One possible solution is the use of symbolic or mathematical models in the design of the hull and keel. Lethcer, et. al. (1987) describe how various mathematical models were employed in the design of Stars and Stripes. The mathematical model uses parameters which allow one to change the shape of the simulated hull and keel by setting the values of the parameters to particular numbers. That is, a mathematical model of a hull and keel shape does not describe a particular shape, but a large number of possible shapes. When the parameters of the mathematical model of the hull shape are set to particular numbers, one of the possible hull shapes is specified. By sailing the simulated hull shape through simulated water, and measuring the simulated time it takes, the potential speed of a hull shape may be evaluated.
The advantage of creating a symbolic model over a physical model is that many more shapes may be assessed. By turning a computer on and letting it run all night, hundreds of shapes may be tested. It is sometimes possible to use mathematical techniques to find an optimal model, one that guarantees that within the modeling framework, no other hull shape will be faster. However, if the model does not include the possibility of a winged keel, it will never be discovered.
Suppose that these techniques are employed, and the yacht is built, but it still does not win. It may be that not enough of the real world was represented in the symbolic model. Perhaps the simulated hull must travel at an angle to the water and sail through waves. Capturing these conditions makes the model more complex, but are necessary if the model is going to be useful.

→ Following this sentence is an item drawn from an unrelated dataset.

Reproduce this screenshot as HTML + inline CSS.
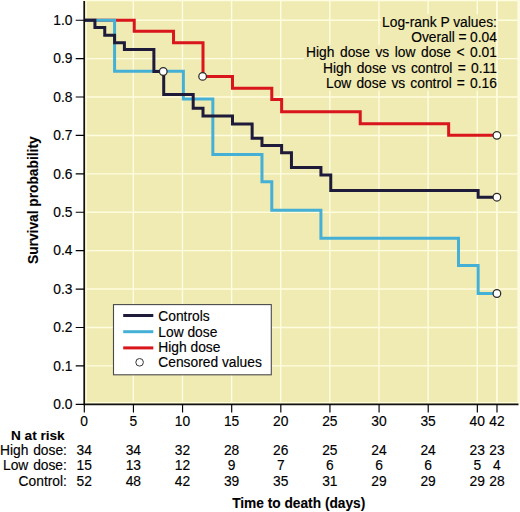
<!DOCTYPE html>
<html><head><meta charset="utf-8"><title>Survival</title><style>
html,body{margin:0;padding:0;background:#fff;width:520px;height:512px;overflow:hidden}
svg{display:block}
text{font-family:"Liberation Sans",sans-serif;font-size:13.8px;fill:#000;stroke:#000;stroke-width:0.15px}
.b{font-weight:bold;stroke-width:0.1px}
.e{text-anchor:end}.m{text-anchor:middle}
</style></head><body>
<svg width="520" height="512" viewBox="0 0 520 512">
<rect width="520" height="512" fill="#fff"/>
<rect x="84.2" y="0" width="433.4" height="404.3" fill="#F0EAB3"/>
<rect x="517.6" y="0" width="2.4" height="404.3" fill="#FCFBE2"/>
<path d="M133.33,0V404.3M182.46,0V404.3M231.59,0V404.3M280.72,0V404.3M329.85,0V404.3M378.98,0V404.3M428.11,0V404.3M477.24,0V404.3M496.89,0V404.3M84.2,365.89H517.6M84.2,327.48H517.6M84.2,289.07H517.6M84.2,250.66H517.6M84.2,212.25H517.6M84.2,173.84H517.6M84.2,135.43H517.6M84.2,97.02H517.6M84.2,58.61H517.6M84.2,20.20H517.6M84.2,0.5H517.6M86.2,0V404.3M84.2,402.6H517.6" stroke="#FFFDE0" stroke-width="1.4" fill="none"/>
<rect x="381.0" y="14.2" width="115.3" height="15.3" fill="#F0EAB3"/>
<rect x="408.4" y="29.6" width="87.9" height="15.3" fill="#F0EAB3"/>
<rect x="304.1" y="44.9" width="192.2" height="15.3" fill="#F0EAB3"/>
<rect x="319.9" y="60.4" width="176.4" height="15.3" fill="#F0EAB3"/>
<rect x="324.1" y="75.2" width="172.2" height="15.3" fill="#F0EAB3"/>
<path d="M496.89,0V404.3" stroke="#FFFDE0" stroke-width="1.3"/>
<text class="e" x="496.9" y="26.6" word-spacing="0">Log-rank P values:</text>
<text class="e" x="496.9" y="42.0" word-spacing="-0.3">Overall = 0.04</text>
<text class="e" x="496.9" y="57.3" word-spacing="1.7">High dose vs low dose &lt; 0.01</text>
<text class="e" x="496.9" y="72.8" word-spacing="1.48">High dose vs control = 0.11</text>
<text class="e" x="496.9" y="87.6" word-spacing="1.27">Low dose vs control = 0.16</text>
<path d="M84.20,20.20H134.23V31.30H173.53V42.80H203.01V76.40H232.49V88.20H271.79V99.60H281.62V111.70H360.23V123.70H448.66V135.30H496.89" stroke="#D8161B" stroke-width="3" fill="none"/>
<path d="M84.20,20.20H114.58V71.30H183.36V99.00H212.84V154.40H261.97V181.70H271.79V210.30H320.92V238.20H458.49V265.40H478.14V293.50H496.89" stroke="#45B0D5" stroke-width="3" fill="none"/>
<path d="M84.20,20.20H94.93V27.60H104.75V35.20H114.58V42.85H124.40V49.60H153.88V71.50H163.71V94.50H193.19V108.30H203.01V116.00H232.49V123.90H252.14V138.35H261.97V145.40H281.62V152.65H291.45V167.60H320.92V175.10H330.75V190.40H478.14V197.20H496.89" stroke="#1D1A3A" stroke-width="3" fill="none"/>
<circle cx="163.26" cy="71.5" r="3.8" fill="#fff" stroke="#2a2a2a" stroke-width="1.25"/>
<circle cx="202.61" cy="76.4" r="3.8" fill="#fff" stroke="#2a2a2a" stroke-width="1.25"/>
<circle cx="496.89" cy="135.3" r="3.8" fill="#fff" stroke="#2a2a2a" stroke-width="1.25"/>
<circle cx="496.89" cy="197.2" r="3.8" fill="#fff" stroke="#2a2a2a" stroke-width="1.25"/>
<circle cx="496.89" cy="293.5" r="3.8" fill="#fff" stroke="#2a2a2a" stroke-width="1.25"/>
<rect x="113.5" y="304.6" width="157.8" height="70.2" fill="#fff" stroke="#4a4a4a" stroke-width="1.1"/>
<path d="M123.2,315.5H153.3" stroke="#1D1A3A" stroke-width="3"/>
<path d="M123.2,331.7H153.3" stroke="#45B0D5" stroke-width="3"/>
<path d="M123.2,347.9H153.3" stroke="#D8161B" stroke-width="3"/>
<circle cx="139.6" cy="362.3" r="3.8" fill="#fff" stroke="#333" stroke-width="1"/>
<text x="158.3" y="321.2">Controls</text>
<text x="158.3" y="336.5">Low dose</text>
<text x="158.3" y="351.7">High dose</text>
<text x="158.3" y="367.0">Censored values</text>
<path d="M84.2,1V404.3H518.5" stroke="#111" stroke-width="1.7" fill="none"/>
<path d="M75.7,404.30H84.2M75.7,365.89H84.2M75.7,327.48H84.2M75.7,289.07H84.2M75.7,250.66H84.2M75.7,212.25H84.2M75.7,173.84H84.2M75.7,135.43H84.2M75.7,97.02H84.2M75.7,58.61H84.2M75.7,20.20H84.2M84.30,404.3V412.6M133.43,404.3V412.6M182.56,404.3V412.6M231.69,404.3V412.6M280.82,404.3V412.6M329.95,404.3V412.6M379.08,404.3V412.6M428.21,404.3V412.6M477.34,404.3V412.6M496.99,404.3V412.6" stroke="#000" stroke-width="1.15" fill="none"/>
<text class="e" x="72.5" y="409.10">0.0</text>
<text class="e" x="72.5" y="370.69">0.1</text>
<text class="e" x="72.5" y="332.28">0.2</text>
<text class="e" x="72.5" y="293.87">0.3</text>
<text class="e" x="72.5" y="255.46">0.4</text>
<text class="e" x="72.5" y="217.05">0.5</text>
<text class="e" x="72.5" y="178.64">0.6</text>
<text class="e" x="72.5" y="140.23">0.7</text>
<text class="e" x="72.5" y="101.82">0.8</text>
<text class="e" x="72.5" y="63.41">0.9</text>
<text class="e" x="72.5" y="25.00">1.0</text>
<text class="m" x="84.20" y="425.7">0</text>
<text class="m" x="133.33" y="425.7">5</text>
<text class="m" x="182.46" y="425.7">10</text>
<text class="m" x="231.59" y="425.7">15</text>
<text class="m" x="280.72" y="425.7">20</text>
<text class="m" x="329.85" y="425.7">25</text>
<text class="m" x="378.98" y="425.7">30</text>
<text class="m" x="428.11" y="425.7">35</text>
<text class="m" x="477.24" y="425.7">40</text>
<text class="m" x="496.89" y="425.7">42</text>
<text class="b" x="11.0" y="439.8" style="font-size:13.6px">N at risk</text>
<text class="e" x="66.9" y="455.2" word-spacing="1">High dose:</text>
<text class="m" x="84.20" y="455.2">34</text>
<text class="m" x="133.33" y="455.2">34</text>
<text class="m" x="182.46" y="455.2">32</text>
<text class="m" x="231.59" y="455.2">28</text>
<text class="m" x="280.72" y="455.2">26</text>
<text class="m" x="329.85" y="455.2">25</text>
<text class="m" x="378.98" y="455.2">24</text>
<text class="m" x="428.11" y="455.2">24</text>
<text class="m" x="477.24" y="455.2">23</text>
<text class="m" x="496.89" y="455.2">23</text>
<text class="e" x="66.9" y="470.3" word-spacing="1">Low dose:</text>
<text class="m" x="84.20" y="470.3">15</text>
<text class="m" x="133.33" y="470.3">13</text>
<text class="m" x="182.46" y="470.3">12</text>
<text class="m" x="231.59" y="470.3">9</text>
<text class="m" x="280.72" y="470.3">7</text>
<text class="m" x="329.85" y="470.3">6</text>
<text class="m" x="378.98" y="470.3">6</text>
<text class="m" x="428.11" y="470.3">6</text>
<text class="m" x="477.24" y="470.3">5</text>
<text class="m" x="496.89" y="470.3">4</text>
<text class="e" x="66.9" y="485.5" word-spacing="1">Control:</text>
<text class="m" x="84.20" y="485.5">52</text>
<text class="m" x="133.33" y="485.5">48</text>
<text class="m" x="182.46" y="485.5">42</text>
<text class="m" x="231.59" y="485.5">39</text>
<text class="m" x="280.72" y="485.5">35</text>
<text class="m" x="329.85" y="485.5">31</text>
<text class="m" x="378.98" y="485.5">29</text>
<text class="m" x="428.11" y="485.5">29</text>
<text class="m" x="477.24" y="485.5">29</text>
<text class="m" x="496.89" y="485.5">28</text>
<text class="b" x="232.15" y="507.7" style="font-size:13.73px">Time to death (days)</text>
<text class="b" transform="translate(37.6,264.0) rotate(-90)" style="font-size:13.76px">Survival probability</text>
</svg></body></html>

In building Stars and Stripes, all the above modeling techniques were employed (Lethcer et. al., 1987). After initial computer simulation, a one-third scale model was constructed to work out the details of the design. The result of the model-building design process is history.
In conclusion, the scientific method of model-building is a very powerful tool in knowing and dealing with the world. The main advantage of the process is that model may be manipulated where it is often difficult or impossible to manipulate the real world. Because manipulation is the key to the process, symbolic models have advantages over physical models.